GNOME Bugzilla – Bug 313922
Crash doubleclicking in move tool with floating selection
Last modified: 2005-08-20 12:36:11 UTC
Distribution/Version: ubuntu Load an xcf that has lots of layers (though I'm not sure if that's important). Copy something, perhaps one of the layers. Paste it, and leave it as a floating layer. Select the move tool. Doubleclick on the floating layer. (Which happens to me when I try to move the layer and my finger slips on the mouse button, causing an accidental second click.) GIMP either crashes, or hangs (including hanging X). I see a hang when I run gimp from the cmdline and doubleclick; I see a crash when I run from the windowmanager menus and click-drag-slip-secondclick. If I get to a console and attach gdb to it, I get: [ ... ]
+ Trace 62543
Notice draw_tool=0x0, bound_segs=0x0 even though n_bound_segs=4 in #17. It's trying to loop over that null bound_segs. But if draw_tool == 0x0, why does the g_return_if_fail (GIMP_IS_DRAW_TOOL (draw_tool) at the beginning of the function not protect it? I don't actually understand why the GIMP_IS_DRAW_TOOL check fails (I even tried a check for draw_tool == 0 at the beginning of the function, and that's failing too, so maybe it's somehow getting zeroed later?) but I can see why the other check isn't working: it's backward. Maybe the clause used to be an if and wasn't reversed when it was changed to g_return_if_fail. I changed it to two separate checks: g_return_if_fail (n_bound_segs > 0); g_return_if_fail (bound_segs != NULL); and I no longer see the crash/hang.
Fix checked in.
Reopening because the patch just fixed the resulting crash, the actual bug is still there and probably hides somewhere in boundary.c
Fixed in CVS: 2005-08-20 Michael Natterer <mitch@gimp.org> * app/base/boundary.c (sort_boundary): look at the passed "ns" variable instead of at the global "num_segs" one to figure if the passed array of BoundSegs is empty. Fixes bug #313922 at its root.

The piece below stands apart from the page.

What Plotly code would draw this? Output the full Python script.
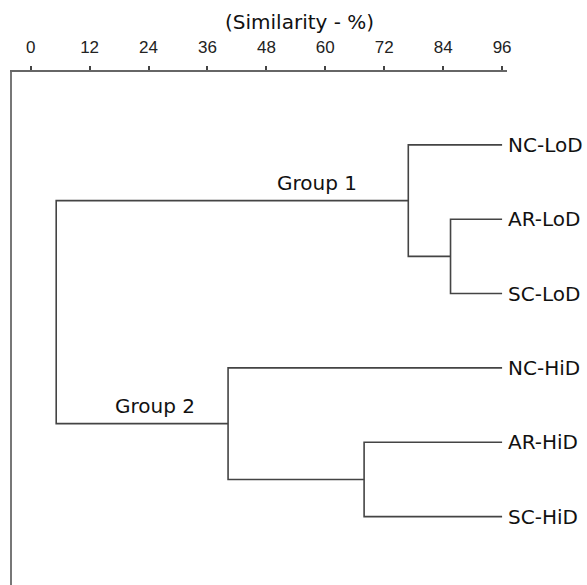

For the records: 2005-08-20 Michael Natterer <mitch@gimp.org> * app/base/boundary.c: moved the entire internal state of boundary creation and simplification from <eek>global variables</eek> to a new "Boundary" struct that needs to be newly allocated for each boundary. Yes this allocates and frees memory more often than before but the old code was simply one big eek.